|Anne Davis Basting
Memory loss can be one of the most terrifying aspects of a diagnosis of dementia. Yet the fear and dread of losing our memory make the experience of the disease worse than it needs to be, according to cultural critic and playwright Anne Davis Basting. She says, Forget memory. Basting emphasizes the importance of activities that focus on the present to improve the lives of persons with Alzheimer’s disease and other dementias. Based on ten years of practice and research in the field, Basting’s study includes specific examples of innovative programs that stimulate growth, humor, and emotional connection; translates into accessible language a wide range of provocative academic works on memory; and addresses how advances in medical research and clinical practice are already pushing radical changes in care for persons with dementia. Bold, optimistic, and innovative, Basting’s cultural critique of dementia care offers a vision for how we can change the way we think about and care for people with memory loss.
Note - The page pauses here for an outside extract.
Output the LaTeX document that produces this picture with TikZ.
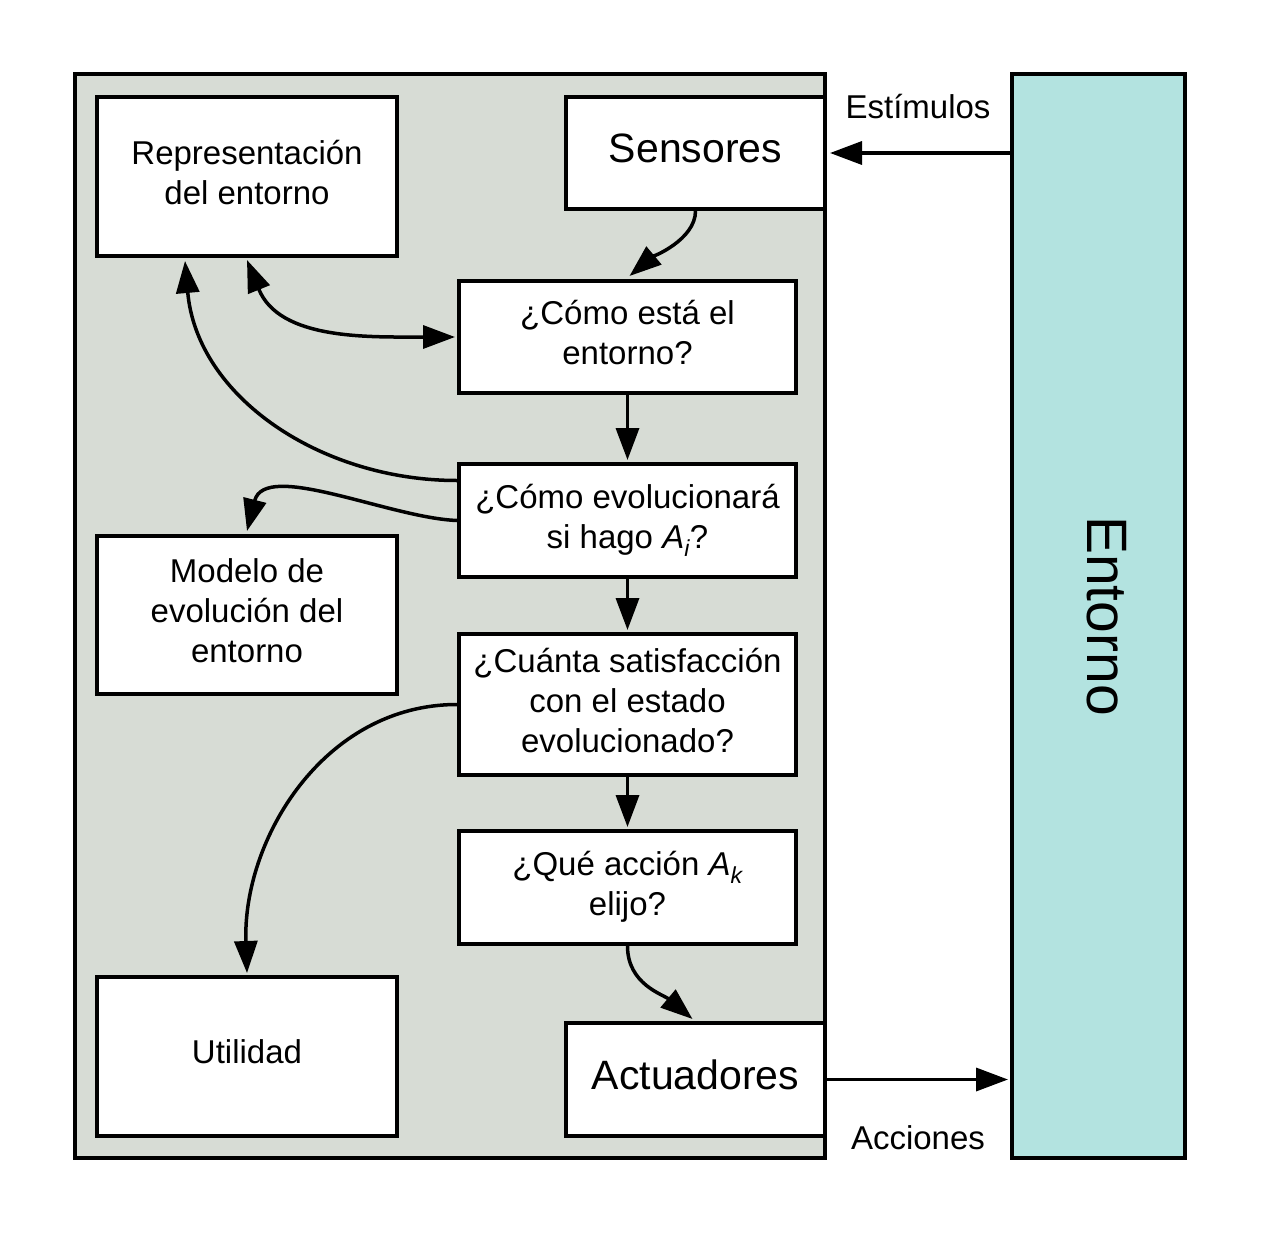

“A unique work. This wide-ranging critique of the current approach to the care of persons with dementia and memory impairment provides a much-needed prescription for change.”
—Peter V. Rabins, Johns Hopkins Medical Institutions, coauthor of The 36-Hour Day
“One of the most creative scholars in the area of dementia practice reminds in an unforgettable way that memory is more than we think and also less.”
—Peter J. Whitehouse, Case Western Reserve University, coauthor of The Myth of Alzheimer’s
“With her big ideas and sharp criticism, Anne Basting is a vital part of the Alzheimer’s community. I don’t always agree with her, but I’m sure glad she’s a part of this important conversation.”
—David Shenk, author of The Forgetting
“Forget Memory is truly a memorable book. From its readings of films like Away from Her and Finding Nemo to its moving accounts of art, music, and dance programs for people with dementia, Forget Memory offers us a vision of a more humane world—and a better future for aging people of all ages.”
—Michael Bérubé, The Pennsylvania State University
“Anne Basting’s Forget Memory brings a lighthearted spirit of hope, love, creativity, and even fun to the culture of fear surrounding memory loss. It should be an essential guide to all families, caregivers, and patients seeking a humane response to the diagnosis of dementia.”
—Elinor Fuchs, author of Making an Exit: A Mother-Daughter Drama with Alzheimer’s, Machine Tools, and Laughter
ANNE BASTING (Ph.D.) is the Director of the Center on Age & Community and an Associate Professor in the Department of Theatre at the Peck School of the Arts, University of Wisconsin-Milwaukee where she teaches storytelling and playwriting. Basting has written extensively on issues of aging and representation, including her book The Stages of Age: Performing Age in Contemporary American Culture. Her numerous articles and essays have been published across multiple disciplines including journals such as The Drama Review, American Theatre, and Journal of Aging Studies, and anthologies Figuring Age, Mental Wellness in Aging, the Handbook for the Humanities and Aging, and Aging and the Meaning of Time. Basting is the recipient of a Rockefeller Fellowship, a Brookdale National Fellowship, and numerous major grants for her scholarly and creative endeavors. Her creative work includes nearly a dozen plays and public performances, including The Frida Kahlo Retrospective, All the Live Long Day, Persuasion (co-written with Ping Chong), the Last Dinosaur, and Time Slips. Basting received her Ph.D. in Theatre Arts and Dance from the University of Minnesota. Basting continues to direct the TimeSlips Creative Storytelling Project, which she founded in 1998. She makes numerous presentations creativity and aging across the United States.
I live in Milwaukee, Wisconsin with hubby and documentary filmmaker Brad Lichtenstein, our two boys Ben and Will, and dog Phoebe. I am in the minivan, soccer, baseball, and falling asleep at 10 phase of my life. A friend keeps asking me what I want to do when I grow up, and I truly don’t know. For now, I say I’m an applied artist/writer/teacher and public scholar. I’m on the board of our local Alzheimer’s Association chapter. I adore mountains and the view of Lake Michigan from Atwater Park in Milwaukee. Somehow, that view makes everything okay. I have a sister who lives in Milwaukee, and a brother in Minneapolis. Both are lawyers. My dad is a lawyer too. I don’t know why I’m not a lawyer… My mom is a former teacher with a manic love of learning…maybe that’s why.